According to Obama, the Christmas bombing suspect is specifically linked with a Yemen-based affiliate of al Qaeda.
"We know that he traveled to Yemen, a country grappling with crushing poverty and deadly insurgencies," Obama said in this morning's address. "It appears that he joined an affiliate of al Qaeda, and that this group - al Qaeda in the Arabian Peninsula - trained him, equipped him with those explosives and directed him to attack that plane headed for America."
The Yemeni al Qaeda group has been linked to the 2008 bombing of the American embassy in Yemen, as well as attacks on Western hotels and Yemeni government buildings.
Since this most recent bombing attempt, according to Obama, the US has stepped up its "partnership" with Yemen, "training and equipping their security forces, sharing intelligence and working with them to strike al Qaeda terrorists."
Obama's statements indicate that the US military involvement in Yemen is on the rise - raising questions about the development of another major front in the "war on terror."
The president described a series of recent US-supported military actions in Yemen, undertaken in response to the Christmas Day bombing attempt.
"Training camps have been struck; leaders eliminated; plots disrupted," Obama said.
US military actions in the weeks before the failed Christmas bombing also show a mounting engagement in Yemen.

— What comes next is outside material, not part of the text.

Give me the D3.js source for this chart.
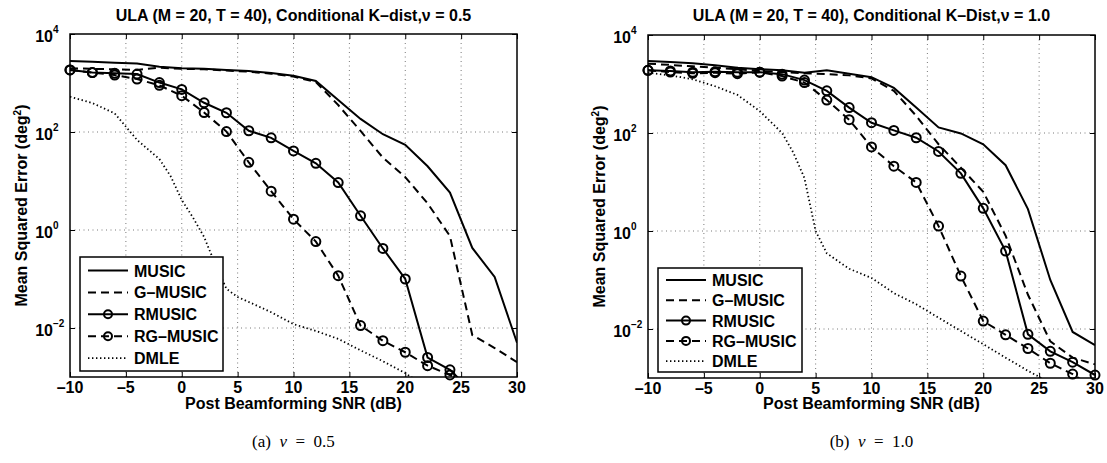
<!DOCTYPE html>
<html>
<head>
  <meta charset="utf-8">
  <title>ULA MSE vs SNR</title>
  <script src="https://d3js.org/d3.v7.min.js"></script>
  <style>
    body { margin: 0; background: #fff; }
    text { font-family: "Liberation Sans", Arial, Helvetica, sans-serif; font-weight: bold; fill: #000; }
  </style>
</head>
<body>
<script>
// SNR grid (dB) shared by the MUSIC type estimators
var snr = [-10, -8, -6, -4, -2, 0, 2, 4, 6, 8, 10, 12, 14, 16, 18, 20, 22, 24, 26, 28, 30];

// (a) nu = 0.5
var music05  = [2800, 2700, 2600, 2500, 2150, 2000, 1950, 1850, 1750, 1600, 1400, 1100, 450, 185, 90, 55, 20, 5.8, 0.43, 0.11, 0.005];
var gmusic05 = [2000, 1950, 1900, 1850, 2050, 1950, 1900, 1800, 1700, 1550, 1350, 1050, 355, 105, 30, 12, 3.5, 0.75, 0.0072, 0.0039, 0.002];
var rmusic05 = [1850, 1630, 1590, 1520, 1020, 740, 395, 247, 106, 76, 41, 23, 9.3, 1.95, 0.42, 0.1, 0.0025, 0.0014, 0.0005, null, null];
var rgmusic05 = [1850, 1630, 1450, 1200, 895, 550, 250, 102, 24, 6.2, 1.66, 0.58, 0.117, 0.0112, 0.0055, 0.0032, 0.0017, 0.0011, 0.0006, null, null];
var dmleSnr05 = [-10, -8, -6, -4, -2, -1, 0, 1, 2, 3, 4, 5, 6, 8, 10, 12, 14, 16, 18, 20, 22];
var dmle05    = [525, 390, 240, 69, 28, 12.6, 4.1, 1.8, 0.72, 0.2, 0.063, 0.043, 0.034, 0.021, 0.012, 0.0087, 0.006, 0.0035, 0.0021, 0.0012, 0.0006];

// (b) nu = 1.0
var music10  = [2950, 2800, 2650, 2400, 2150, 2000, 1900, 1700, 1900, 1620, 1380, 830, 330, 130, 98, 59, 22, 2.8, 0.1, 0.0087, 0.0047];
var gmusic10 = [2600, 2450, 2300, 2150, 2000, 1850, 1750, 1650, 1600, 1500, 1300, 725, 224, 59, 19.5, 6.3, 0.8, 0.05, 0.0056, 0.0026, 0.0019];
var rmusic10 = [1900, 1850, 1740, 1780, 1740, 1740, 1590, 1200, 725, 330, 162, 113, 80, 42, 15, 2.9, 0.39, 0.0078, 0.0035, 0.0021, 0.00115];
var rgmusic10 = [1900, 1750, 1650, 1700, 1620, 1740, 1450, 1070, 470, 187, 52, 21, 9.8, 1.26, 0.12, 0.0145, 0.0076, 0.004, 0.002, 0.0012, 0.0006];
var dmleSnr10 = [-10, -8, -6, -4, -2, 0, 2, 3, 4, 5, 6, 8, 10, 12, 14, 16, 18, 20, 22, 24, 26];
var dmle10    = [1700, 1500, 1250, 900, 600, 280, 100, 40, 12, 1, 0.35, 0.17, 0.11, 0.054, 0.032, 0.017, 0.0091, 0.0049, 0.0026, 0.0014, 0.0008];

var xTicks = [-10, -5, 0, 5, 10, 15, 20, 25, 30];
var yTicks = [1e-2, 1, 1e2, 1e4];
var yTickExp = ['\u22122', '0', '2', '4'];
var seriesNames = ['MUSIC', 'G\u2013MUSIC', 'RMUSIC', 'RG\u2013MUSIC', 'DMLE'];

var svgWidth = 1107, svgHeight = 463;

function createSvg(parent, height, width) {
  return d3.select(parent).append('svg').attr('height', height).attr('width', width);
}

var svg = createSvg('body', svgHeight, svgWidth);
svg.append('rect').attr('width', svgWidth).attr('height', svgHeight).attr('fill', '#fff');

// line styles, in legend order
var styles = [
  {dash: null, marker: false, width: 2},
  {dash: '8,5', marker: false, width: 2},
  {dash: null, marker: true, width: 2},
  {dash: '8,5', marker: true, width: 2},
  {dash: '1.4,2.6', marker: false, width: 1.8}
];

function fmtX(d) {
  return d < 0 ? '\u2013' + Math.abs(d) : String(d);
}

function drawPanel(p) {
  var g = svg.append('g');
  var x = d3.scaleLinear().domain([-10, 30]).range([p.left, p.right]);
  var y = d3.scaleLog().domain([1e-3, 1e4]).range([p.bottom, p.top]);

  g.append('clipPath').attr('id', p.id)
    .append('rect')
    .attr('x', p.left).attr('y', p.top)
    .attr('width', p.right - p.left).attr('height', p.bottom - p.top);

  // dotted grid
  g.selectAll('.gx').data(xTicks.slice(1, -1)).enter().append('line')
    .attr('x1', function(d) { return x(d); }).attr('x2', function(d) { return x(d); })
    .attr('y1', p.top).attr('y2', p.bottom)
    .attr('stroke', '#555').attr('stroke-width', 0.8).attr('stroke-dasharray', '1,3.5');
  g.selectAll('.gy').data(yTicks.slice(0, -1)).enter().append('line')
    .attr('y1', function(d) { return y(d); }).attr('y2', function(d) { return y(d); })
    .attr('x1', p.left).attr('x2', p.right)
    .attr('stroke', '#555').attr('stroke-width', 0.8).attr('stroke-dasharray', '1,3.5');

  // inward tick marks on all four sides
  var axes = [
    d3.axisBottom(x).tickValues(xTicks).tickSize(-5).tickFormat(''),
    d3.axisTop(x).tickValues(xTicks).tickSize(-5).tickFormat(''),
    d3.axisLeft(y).tickValues(yTicks).tickSize(-5).tickFormat(''),
    d3.axisRight(y).tickValues(yTicks).tickSize(-5).tickFormat('')
  ];
  var shifts = ['translate(0,' + p.bottom + ')', 'translate(0,' + p.top + ')',
                'translate(' + p.left + ',0)', 'translate(' + p.right + ',0)'];
  axes.forEach(function(a, i) {
    var ag = g.append('g').attr('transform', shifts[i]).call(a);
    ag.select('.domain').remove();
    ag.selectAll('line').attr('stroke', '#000').attr('stroke-width', 1);
  });

  // series
  var plot = g.append('g').attr('clip-path', 'url(#' + p.id + ')');
  var line = d3.line()
    .defined(function(d) { return d[1] != null; })
    .x(function(d) { return x(d[0]); })
    .y(function(d) { return y(Math.max(d[1], 1e-5)); });

  p.series.forEach(function(s, i) {
    var pts = s.xs.map(function(v, j) { return [v, s.ys[j]]; });
    var st = styles[i];
    plot.append('path')
      .attr('d', line(pts))
      .attr('fill', 'none')
      .attr('stroke', '#000')
      .attr('stroke-width', st.width)
      .attr('stroke-dasharray', st.dash);
    if (st.marker) {
      g.selectAll('.m' + i).data(pts.filter(function(d) { return d[1] != null && d[1] >= 1e-3; }))
        .enter().append('circle')
        .attr('cx', function(d) { return x(d[0]); })
        .attr('cy', function(d) { return y(d[1]); })
        .attr('r', 4.5)
        .attr('fill', 'none')
        .attr('stroke', '#000')
        .attr('stroke-width', 2);
    }
  });

  // box
  g.append('rect')
    .attr('x', p.left).attr('y', p.top)
    .attr('width', p.right - p.left).attr('height', p.bottom - p.top)
    .attr('fill', 'none').attr('stroke', '#000').attr('stroke-width', 1.5);

  // tick labels
  g.selectAll('.xl').data(xTicks).enter().append('text')
    .attr('x', function(d) { return x(d); })
    .attr('y', p.bottom + 16)
    .attr('text-anchor', 'middle')
    .style('font-size', '16px')
    .text(fmtX);
  var yl = g.selectAll('.yl').data(yTicks).enter().append('g');
  yl.append('text')
    .attr('x', p.left - 17)
    .attr('y', function(d) { return y(d) + 7.5; })
    .attr('text-anchor', 'end')
    .style('font-size', '16px')
    .text('10');
  yl.append('text')
    .attr('x', p.left - 17)
    .attr('y', function(d) { return y(d) - 1; })
    .style('font-size', '10px')
    .text(function(d, i) { return yTickExp[i]; });

  // titles and labels
  var cx = (p.left + p.right) / 2;
  g.append('text').attr('x', cx).attr('y', 21).attr('text-anchor', 'middle')
    .style('font-size', '16px').text(p.title);
  g.append('text').attr('x', cx).attr('y', 409).attr('text-anchor', 'middle')
    .style('font-size', '16px').text('Post Beamforming SNR (dB)');
  var yt = g.append('text')
    .attr('transform', 'translate(' + (p.left - 43) + ',' + ((p.top + p.bottom) / 2) + ') rotate(-90)')
    .attr('text-anchor', 'middle')
    .style('font-size', '16px');
  yt.append('tspan').text('Mean Squared Error (deg');
  yt.append('tspan').attr('dy', -6).style('font-size', '10px').text('2');
  yt.append('tspan').attr('dy', 6).text(')');

  var cap = g.append('text').attr('x', cx).attr('y', 447).attr('text-anchor', 'middle')
    .style('font-family', '"Liberation Serif", "Times New Roman", serif')
    .style('font-weight', 'normal')
    .style('font-size', '17px');
  cap.append('tspan').text(p.caption[0] + '\u2002');
  cap.append('tspan').style('font-style', 'italic').text('\u03bd');
  cap.append('tspan').text('\u2002=\u2002' + p.caption[1]);

  // legend
  var lg = g.append('g');
  lg.append('rect')
    .attr('x', p.legX).attr('y', p.legY)
    .attr('width', p.legW).attr('height', p.legH)
    .attr('fill', '#fff').attr('stroke', '#000').attr('stroke-width', 1.5);
  seriesNames.forEach(function(name, i) {
    var ry = p.legY + p.legFirst + i * p.legStep;
    var st = styles[i];
    lg.append('line')
      .attr('x1', p.legX + 8).attr('x2', p.legX + 48)
      .attr('y1', ry).attr('y2', ry)
      .attr('stroke', '#000').attr('stroke-width', st.width)
      .attr('stroke-dasharray', st.dash);
    if (st.marker) {
      lg.append('circle').attr('cx', p.legX + 28).attr('cy', ry).attr('r', 4)
        .attr('fill', 'none').attr('stroke', '#000').attr('stroke-width', 2);
    }
    lg.append('text').attr('x', p.legX + 54).attr('y', ry + 6)
      .style('font-size', '16px').text(name);
  });
}

drawPanel({
  id: 'clipA', left: 70, right: 517, top: 34, bottom: 377,
  title: 'ULA (M = 20, T = 40), Conditional K\u2013dist,\u03bd = 0.5',
  caption: ['(a)', '0.5'],
  legX: 80, legY: 257, legW: 143, legH: 114, legFirst: 13.5, legStep: 21.9,
  series: [
    {xs: snr, ys: music05}, {xs: snr, ys: gmusic05}, {xs: snr, ys: rmusic05},
    {xs: snr, ys: rgmusic05}, {xs: dmleSnr05, ys: dmle05}
  ]
});

drawPanel({
  id: 'clipB', left: 648, right: 1095, top: 35, bottom: 378,
  title: 'ULA (M = 20, T = 40), Conditional K\u2013Dist,\u03bd = 1.0',
  caption: ['(b)', '1.0'],
  legX: 658, legY: 268, legW: 144, legH: 104, legFirst: 12, legStep: 20.3,
  series: [
    {xs: snr, ys: music10}, {xs: snr, ys: gmusic10}, {xs: snr, ys: rmusic10},
    {xs: snr, ys: rgmusic10}, {xs: dmleSnr10, ys: dmle10}
  ]
});
</script>
</body>
</html>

On December 17, the US launched missiles against two suspected al Qaeda sites in that country, according to ABC News. Yemeni officials estimated that the strikes killed up to 120 people, many of whom were civilians.
Today's radio address provided no further information about the airport security failures that allowed the Christmas bombing suspect to board the plane with explosives in his underpants.
In this first address of the new decade, Obama signaled that peace is a long way off.
"The hard work of protecting our nation is never done," he said.